• Data section:
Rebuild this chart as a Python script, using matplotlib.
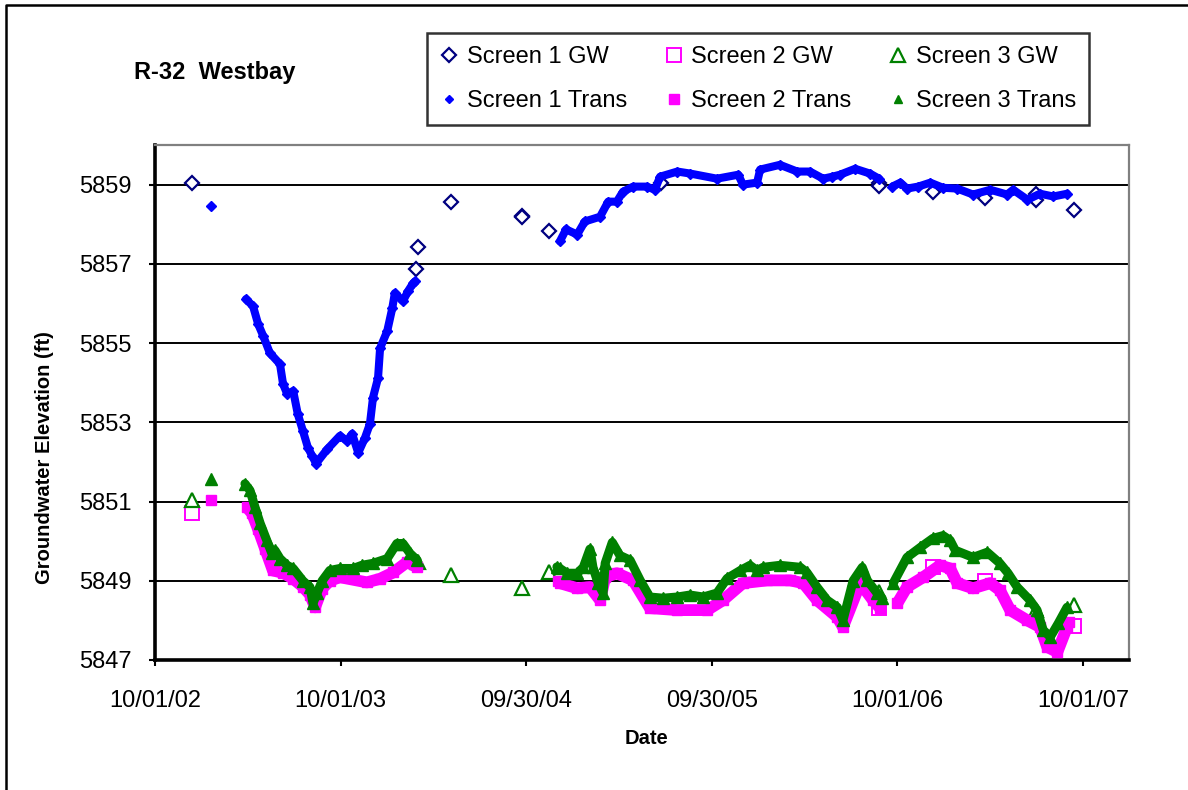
import numpy as np
import pandas as pd
import matplotlib
matplotlib.use("Agg")
import matplotlib.pyplot as plt
import matplotlib.dates as mdates
from matplotlib.lines import Line2D

plt.rcParams["font.family"] = ["Liberation Sans", "DejaVu Sans"]

nan = np.nan

# ---- colours ----
NAVY = "#000080"
BLUE = "#0000FF"
MAGENTA = "#FF00FF"
GREEN = "#008000"

# ---- manual GW readings ----
s1_gw_dates = ["2002-12-13", "2004-02-27", "2004-03-02", "2004-05-06", "2004-09-22",
               "2004-09-22", "2004-11-15", "2005-06-23", "2006-08-26", "2006-08-26",
               "2006-12-10", "2007-03-23", "2007-07-01", "2007-07-01", "2007-09-14"]
s1_gw_vals = [5859.03, 5856.86, 5857.42, 5858.55, 5858.22,
              5858.17, 5857.84, 5859.03, 5859.03, 5858.97,
              5858.82, 5858.67, 5858.77, 5858.60, 5858.37]

s2_gw_dates = ["2002-12-13", "2006-08-26", "2006-12-10", "2007-03-23", "2007-09-14"]
s2_gw_vals = [5850.72, 5848.31, 5849.34, 5849.00, 5847.86]

s3_gw_dates = ["2002-12-13", "2004-03-02", "2004-05-06", "2004-09-22", "2004-11-15",
               "2006-08-26", "2007-07-01", "2007-09-14"]
s3_gw_vals = [5851.05, 5849.47, 5849.14, 5848.81, 5849.21,
              5848.71, 5848.26, 5848.38]

# ---- transducer records (nan = data gap) ----
s1_tr_dates = ["2003-01-19", "2003-02-15",
               "2003-03-29", "2003-04-12", "2003-04-22", "2003-05-02", "2003-05-15", "2003-06-04",
               "2003-06-10", "2003-06-18", "2003-06-30", "2003-07-09", "2003-07-19", "2003-07-29",
               "2003-08-06", "2003-08-14", "2003-09-05", "2003-09-30", "2003-10-14", "2003-10-24",
               "2003-11-05", "2003-11-18", "2003-11-28", "2003-12-04", "2003-12-14", "2003-12-18",
               "2004-01-01", "2004-01-11", "2004-01-16", "2004-02-01", "2004-02-11", "2004-02-21",
               "2004-02-25", "2004-06-01",
               "2004-12-06", "2004-12-18", "2005-01-09", "2005-01-24", "2005-02-23", "2005-03-11",
               "2005-03-28", "2005-04-09", "2005-04-29", "2005-05-26", "2005-06-11", "2005-06-21",
               "2005-07-25", "2005-08-19", "2005-10-11", "2005-11-22", "2005-12-01", "2005-12-29",
               "2006-01-04", "2006-02-12", "2006-03-18", "2006-04-12", "2006-05-08", "2006-05-26",
               "2006-06-10", "2006-07-10", "2006-08-08", "2006-08-26", "2006-09-10",
               "2006-09-21", "2006-10-07", "2006-10-20", "2006-11-11", "2006-12-05", "2006-12-30",
               "2007-01-27", "2007-02-27", "2007-04-02", "2007-05-05", "2007-05-17", "2007-06-14",
               "2007-07-09", "2007-08-04", "2007-08-31"]
s1_tr_vals = [5858.47, nan,
              5856.11, 5855.93, 5855.48, 5855.18, 5854.75, 5854.47,
              5853.97, 5853.72, 5853.79, 5853.21, 5852.79, 5852.36,
              5852.16, 5851.96, 5852.32, 5852.66, 5852.53, 5852.71,
              5852.23, 5852.60, 5852.96, 5853.62, 5854.12, 5854.87,
              5855.30, 5855.88, 5856.26, 5856.06, 5856.31, 5856.51,
              5856.56, nan,
              5857.57, 5857.87, 5857.74, 5858.07, 5858.19, 5858.57,
              5858.57, 5858.82, 5858.95, 5858.95, 5858.87, 5859.20,
              5859.33, 5859.28, 5859.15, 5859.25, 5859.00, 5859.05,
              5859.38, 5859.50, 5859.33, 5859.33, 5859.15, 5859.20,
              5859.25, 5859.40, 5859.28, 5859.15, nan,
              5858.95, 5859.05, 5858.90, 5858.95, 5859.05, 5858.92,
              5858.90, 5858.75, 5858.87, 5858.75, 5858.87, 5858.62,
              5858.77, 5858.70, 5858.77]

s2_tr_dates = ["2003-01-19", "2003-02-15",
               "2003-03-31", "2003-04-10", "2003-04-22", "2003-05-06", "2003-05-21", "2003-06-10",
               "2003-06-30", "2003-07-19", "2003-08-02", "2003-08-12", "2003-08-26", "2003-09-10",
               "2003-09-30", "2003-11-22", "2003-12-18", "2004-01-13", "2004-02-09", "2004-02-29",
               "2004-06-01",
               "2004-12-02", "2004-12-06", "2005-01-09", "2005-02-03", "2005-02-23", "2005-03-05",
               "2005-03-28", "2005-04-29", "2005-06-01", "2005-07-25", "2005-09-22", "2005-10-23",
               "2005-12-01", "2006-01-18", "2006-03-04", "2006-03-30", "2006-04-26", "2006-06-05",
               "2006-06-16", "2006-07-20", "2006-08-14", "2006-08-28", "2006-09-15",
               "2006-10-01", "2006-10-20", "2006-11-21", "2006-12-24", "2007-01-13", "2007-01-27",
               "2007-02-27", "2007-04-02", "2007-04-21", "2007-05-11", "2007-06-14", "2007-07-09",
               "2007-07-23", "2007-08-12", "2007-08-31", "2007-09-03"]
s2_tr_vals = [5851.05, nan,
              5850.85, 5850.70, 5850.30, 5849.80, 5849.26, 5849.20,
              5849.05, 5848.85, 5848.65, 5848.33, 5848.80, 5849.00,
              5849.09, 5848.96, 5849.05, 5849.21, 5849.47, 5849.34,
              nan,
              5849.00, 5848.94, 5848.81, 5848.84, 5848.51, 5849.09,
              5849.19, 5849.01, 5848.31, 5848.26, 5848.26, 5848.51,
              5848.94, 5849.01, 5849.01, 5848.94, 5848.51, 5848.08,
              5847.83, 5848.94, 5848.51, 5848.31, nan,
              5848.43, 5848.84, 5849.09, 5849.39, 5849.31, 5848.94,
              5848.81, 5848.94, 5848.76, 5848.26, 5848.00, 5847.83,
              5847.33, 5847.20, 5847.83, 5847.95]

s3_tr_dates = ["2003-01-19", "2003-02-15",
               "2003-03-27", "2003-04-06", "2003-04-16", "2003-04-26", "2003-05-09", "2003-05-19",
               "2003-05-25", "2003-06-04", "2003-06-18", "2003-06-30", "2003-07-19", "2003-08-02",
               "2003-08-08", "2003-08-16", "2003-08-26", "2003-09-10", "2003-09-30", "2003-10-26",
               "2003-11-12", "2003-12-04", "2004-01-01", "2004-01-20", "2004-02-01", "2004-02-15",
               "2004-02-29", "2004-06-01",
               "2004-11-30", "2004-12-06", "2004-12-20", "2005-01-09", "2005-01-21", "2005-02-03",
               "2005-02-09", "2005-02-19", "2005-03-01", "2005-03-05", "2005-03-19", "2005-04-03",
               "2005-04-23", "2005-05-13", "2005-06-01", "2005-06-27", "2005-07-25", "2005-08-19",
               "2005-09-14", "2005-10-11", "2005-10-31", "2005-11-26", "2005-12-15", "2005-12-29",
               "2006-01-10", "2006-02-12", "2006-03-24", "2006-04-06", "2006-04-26", "2006-05-16",
               "2006-06-05", "2006-06-16", "2006-07-06", "2006-07-24", "2006-08-03", "2006-08-22",
               "2006-09-01", "2006-09-12",
               "2006-09-23", "2006-10-20", "2006-11-15", "2006-12-10", "2006-12-30", "2007-01-13",
               "2007-01-23", "2007-02-27", "2007-03-27", "2007-04-21", "2007-05-07", "2007-05-25",
               "2007-06-19", "2007-07-03", "2007-07-15", "2007-07-29", "2007-08-14", "2007-08-31"]
s3_tr_vals = [5851.58, nan,
              5851.45, 5851.28, 5850.85, 5850.45, 5850.02, 5849.69,
              5849.77, 5849.56, 5849.39, 5849.31, 5849.00, 5848.84,
              5848.43, 5848.69, 5849.00, 5849.26, 5849.31, 5849.31,
              5849.39, 5849.44, 5849.56, 5849.94, 5849.94, 5849.69,
              5849.52, nan,
              5849.35, 5849.31, 5849.19, 5849.19, 5849.34, 5849.80,
              5849.34, 5848.94, 5848.69, 5849.44, 5849.97, 5849.64,
              5849.52, 5849.01, 5848.59, 5848.56, 5848.59, 5848.64,
              5848.59, 5848.69, 5849.06, 5849.26, 5849.39, 5849.26,
              5849.34, 5849.39, 5849.34, 5849.21, 5848.84, 5848.51,
              5848.33, 5848.00, 5849.00, 5849.34, 5849.01, 5848.69,
              5848.56, nan,
              5848.94, 5849.59, 5849.84, 5850.07, 5850.14, 5850.02,
              5849.77, 5849.59, 5849.72, 5849.44, 5849.19, 5848.84,
              5848.51, 5848.26, 5847.76, 5847.58, 5847.93, 5848.33]

# axis: Excel-style date axis, major unit 365.25 days from 10/01/02
X_START = "2002-10-01"
X_SPAN_DAYS = 1917
XTICK_LABELS = ["10/01/02", "10/01/03", "09/30/04", "09/30/05", "10/01/06", "10/01/07"]
YTICKS = [5847, 5849, 5851, 5853, 5855, 5857, 5859]

W, H = 1188, 790
fig = plt.figure(figsize=(W / 100, H / 100), dpi=100)
ax = fig.add_axes([155 / W, 1 - 660 / H, (1129 - 155) / W, (660 - 145) / H])

d = pd.to_datetime
# transducer bands (dense logger records drawn as thick marker bands)
ax.plot(d(s1_tr_dates), s1_tr_vals, color=BLUE, lw=5.8, marker="D", ms=5,
        solid_joinstyle="round", solid_capstyle="round", zorder=4)
ax.plot(d(s2_tr_dates), s2_tr_vals, color=MAGENTA, lw=8.5, marker="s", ms=7.5,
        solid_joinstyle="round", solid_capstyle="butt", zorder=5)
ax.plot(d(s3_tr_dates), s3_tr_vals, color=GREEN, lw=6.5, marker="^", ms=8,
        solid_joinstyle="round", solid_capstyle="round", zorder=6)

ax.plot(d(s1_gw_dates), s1_gw_vals, ls="none", marker="D", ms=7, mfc="white",
        mec=NAVY, mew=1.6, zorder=3)
ax.plot(d(s2_gw_dates), s2_gw_vals, ls="none", marker="s", ms=10, mfc="white",
        mec=MAGENTA, mew=1.4, zorder=3)
ax.plot(d(s3_gw_dates), s3_gw_vals, ls="none", marker="^", ms=10, mfc="white",
        mec=GREEN, mew=1.6, zorder=3)

x0 = mdates.date2num(pd.Timestamp(X_START))
ax.set_xlim(x0, x0 + X_SPAN_DAYS)
ax.set_xticks([x0 + 365.25 * i for i in range(len(XTICK_LABELS))])
ax.set_xticklabels(XTICK_LABELS)
ax.set_ylim(5847, 5860)
ax.set_yticks(YTICKS)

ax.yaxis.grid(True, color="black", lw=1.4)
ax.set_axisbelow(True)
for s in ("left", "bottom"):
    ax.spines[s].set_color("black")
    ax.spines[s].set_linewidth(2.6)
for s in ("top", "right"):
    ax.spines[s].set_color("#808080")
    ax.spines[s].set_linewidth(1.6)
ax.tick_params(axis="both", direction="out", length=4.5, width=1.5, labelsize=17)
ax.tick_params(axis="x", pad=17)
ax.tick_params(axis="y", pad=12)

fig.text(45 / W, 1 - 458 / H, "Groundwater Elevation (ft)", rotation=90,
         ha="center", va="center", fontsize=14.5, fontweight="bold")
fig.text(647 / W, 1 - 738 / H, "Date", ha="center", va="center",
         fontsize=14.5, fontweight="bold")
fig.text(134 / W, 1 - 72 / H, "R-32  Westbay", ha="left", va="center",
         fontsize=17, fontweight="bold")

handles = [
    Line2D([], [], ls="none", marker="D", ms=7, mfc="white", mec=NAVY, mew=1.6),
    Line2D([], [], ls="none", marker="D", ms=4.5, color=BLUE),
    Line2D([], [], ls="none", marker="s", ms=10, mfc="white", mec=MAGENTA, mew=1.4),
    Line2D([], [], ls="none", marker="s", ms=6.5, color=MAGENTA),
    Line2D([], [], ls="none", marker="^", ms=10, mfc="white", mec=GREEN, mew=1.6),
    Line2D([], [], ls="none", marker="^", ms=6, color=GREEN),
]
labels = ["Screen 1 GW", "Screen 1 Trans", "Screen 2 GW", "Screen 2 Trans",
          "Screen 3 GW", "Screen 3 Trans"]
leg = fig.legend(handles, labels, ncol=3, loc="upper left", mode="expand",
                 bbox_to_anchor=(427 / W, 1 - 123 / H, 662 / W, 90 / H),
                 fontsize=17, frameon=True, fancybox=False, edgecolor="black",
                 borderpad=0.55, labelspacing=0.95, handlelength=0.8,
                 handletextpad=0.35, columnspacing=1.5, borderaxespad=0)
leg.get_frame().set_linewidth(1.8)

# outer chart-area border (cropped at right and bottom in the source)
fig.add_artist(Line2D([6 / W, 6 / W, 1.0], [0.0, 1 - 5 / H, 1 - 5 / H],
                      transform=fig.transFigure, color="black", lw=1.8))

fig.savefig("out.png", dpi=100, facecolor="white")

• Exercise details:
Begin at the first line of the material and copy each line exactly through the one containing "s2_gw_vals = [5850.72, 5848.31, 5849.34, 5849.00, 5847.86]". Omit pictures.

• Correct result:
Rebuild this chart as a Python script, using matplotlib.
import numpy as np
import pandas as pd
import matplotlib
matplotlib.use("Agg")
import matplotlib.pyplot as plt
import matplotlib.dates as mdates
from matplotlib.lines import Line2D

plt.rcParams["font.family"] = ["Liberation Sans", "DejaVu Sans"]

nan = np.nan

# ---- colours ----
NAVY = "#000080"
BLUE = "#0000FF"
MAGENTA = "#FF00FF"
GREEN = "#008000"

# ---- manual GW readings ----
s1_gw_dates = ["2002-12-13", "2004-02-27", "2004-03-02", "2004-05-06", "2004-09-22",
               "2004-09-22", "2004-11-15", "2005-06-23", "2006-08-26", "2006-08-26",
               "2006-12-10", "2007-03-23", "2007-07-01", "2007-07-01", "2007-09-14"]
s1_gw_vals = [5859.03, 5856.86, 5857.42, 5858.55, 5858.22,
              5858.17, 5857.84, 5859.03, 5859.03, 5858.97,
              5858.82, 5858.67, 5858.77, 5858.60, 5858.37]

s2_gw_dates = ["2002-12-13", "2006-08-26", "2006-12-10", "2007-03-23", "2007-09-14"]
s2_gw_vals = [5850.72, 5848.31, 5849.34, 5849.00, 5847.86]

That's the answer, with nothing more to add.